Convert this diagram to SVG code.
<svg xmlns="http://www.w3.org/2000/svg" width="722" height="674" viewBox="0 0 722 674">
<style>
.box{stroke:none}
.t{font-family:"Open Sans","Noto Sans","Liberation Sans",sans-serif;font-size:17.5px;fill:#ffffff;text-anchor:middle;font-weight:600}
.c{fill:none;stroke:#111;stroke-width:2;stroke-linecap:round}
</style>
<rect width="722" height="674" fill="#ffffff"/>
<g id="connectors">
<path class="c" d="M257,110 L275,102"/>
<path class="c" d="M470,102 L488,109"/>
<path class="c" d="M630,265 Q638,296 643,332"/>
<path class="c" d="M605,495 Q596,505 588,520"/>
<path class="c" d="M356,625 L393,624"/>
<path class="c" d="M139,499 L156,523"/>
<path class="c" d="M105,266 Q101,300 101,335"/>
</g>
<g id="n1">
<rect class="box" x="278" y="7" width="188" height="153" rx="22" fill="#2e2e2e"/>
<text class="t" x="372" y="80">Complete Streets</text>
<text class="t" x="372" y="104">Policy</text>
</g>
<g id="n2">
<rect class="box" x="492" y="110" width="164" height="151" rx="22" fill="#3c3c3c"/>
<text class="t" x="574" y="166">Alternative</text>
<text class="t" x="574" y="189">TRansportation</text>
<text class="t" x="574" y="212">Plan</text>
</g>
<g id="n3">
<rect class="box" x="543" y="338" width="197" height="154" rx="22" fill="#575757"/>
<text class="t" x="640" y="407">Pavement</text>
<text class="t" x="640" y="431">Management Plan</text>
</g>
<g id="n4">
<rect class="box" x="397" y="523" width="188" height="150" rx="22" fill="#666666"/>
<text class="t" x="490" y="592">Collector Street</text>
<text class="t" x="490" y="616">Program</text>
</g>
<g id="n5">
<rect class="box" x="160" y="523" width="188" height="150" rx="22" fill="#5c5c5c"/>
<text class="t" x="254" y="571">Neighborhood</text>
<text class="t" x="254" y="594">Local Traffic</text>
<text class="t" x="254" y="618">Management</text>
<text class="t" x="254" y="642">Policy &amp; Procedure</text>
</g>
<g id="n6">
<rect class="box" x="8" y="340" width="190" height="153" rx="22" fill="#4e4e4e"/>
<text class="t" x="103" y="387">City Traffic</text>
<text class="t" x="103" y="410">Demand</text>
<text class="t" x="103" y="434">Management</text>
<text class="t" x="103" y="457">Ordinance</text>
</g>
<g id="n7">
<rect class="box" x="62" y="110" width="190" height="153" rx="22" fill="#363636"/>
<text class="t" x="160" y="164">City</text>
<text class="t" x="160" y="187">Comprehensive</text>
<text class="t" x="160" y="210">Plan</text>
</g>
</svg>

-------

→ **Requirement**
Restate the whole of the material exactly.

→ **Output of the task**
Convert this diagram to SVG code.
<svg xmlns="http://www.w3.org/2000/svg" width="722" height="674" viewBox="0 0 722 674">
<style>
.box{stroke:none}
.t{font-family:"Open Sans","Noto Sans","Liberation Sans",sans-serif;font-size:17.5px;fill:#ffffff;text-anchor:middle;font-weight:600}
.c{fill:none;stroke:#111;stroke-width:2;stroke-linecap:round}
</style>
<rect width="722" height="674" fill="#ffffff"/>
<g id="connectors">
<path class="c" d="M257,110 L275,102"/>
<path class="c" d="M470,102 L488,109"/>
<path class="c" d="M630,265 Q638,296 643,332"/>
<path class="c" d="M605,495 Q596,505 588,520"/>
<path class="c" d="M356,625 L393,624"/>
<path class="c" d="M139,499 L156,523"/>
<path class="c" d="M105,266 Q101,300 101,335"/>
</g>
<g id="n1">
<rect class="box" x="278" y="7" width="188" height="153" rx="22" fill="#2e2e2e"/>
<text class="t" x="372" y="80">Complete Streets</text>
<text class="t" x="372" y="104">Policy</text>
</g>
<g id="n2">
<rect class="box" x="492" y="110" width="164" height="151" rx="22" fill="#3c3c3c"/>
<text class="t" x="574" y="166">Alternative</text>
<text class="t" x="574" y="189">TRansportation</text>
<text class="t" x="574" y="212">Plan</text>
</g>
<g id="n3">
<rect class="box" x="543" y="338" width="197" height="154" rx="22" fill="#575757"/>
<text class="t" x="640" y="407">Pavement</text>
<text class="t" x="640" y="431">Management Plan</text>
</g>
<g id="n4">
<rect class="box" x="397" y="523" width="188" height="150" rx="22" fill="#666666"/>
<text class="t" x="490" y="592">Collector Street</text>
<text class="t" x="490" y="616">Program</text>
</g>
<g id="n5">
<rect class="box" x="160" y="523" width="188" height="150" rx="22" fill="#5c5c5c"/>
<text class="t" x="254" y="571">Neighborhood</text>
<text class="t" x="254" y="594">Local Traffic</text>
<text class="t" x="254" y="618">Management</text>
<text class="t" x="254" y="642">Policy &amp; Procedure</text>
</g>
<g id="n6">
<rect class="box" x="8" y="340" width="190" height="153" rx="22" fill="#4e4e4e"/>
<text class="t" x="103" y="387">City Traffic</text>
<text class="t" x="103" y="410">Demand</text>
<text class="t" x="103" y="434">Management</text>
<text class="t" x="103" y="457">Ordinance</text>
</g>
<g id="n7">
<rect class="box" x="62" y="110" width="190" height="153" rx="22" fill="#363636"/>
<text class="t" x="160" y="164">City</text>
<text class="t" x="160" y="187">Comprehensive</text>
<text class="t" x="160" y="210">Plan</text>
</g>
</svg>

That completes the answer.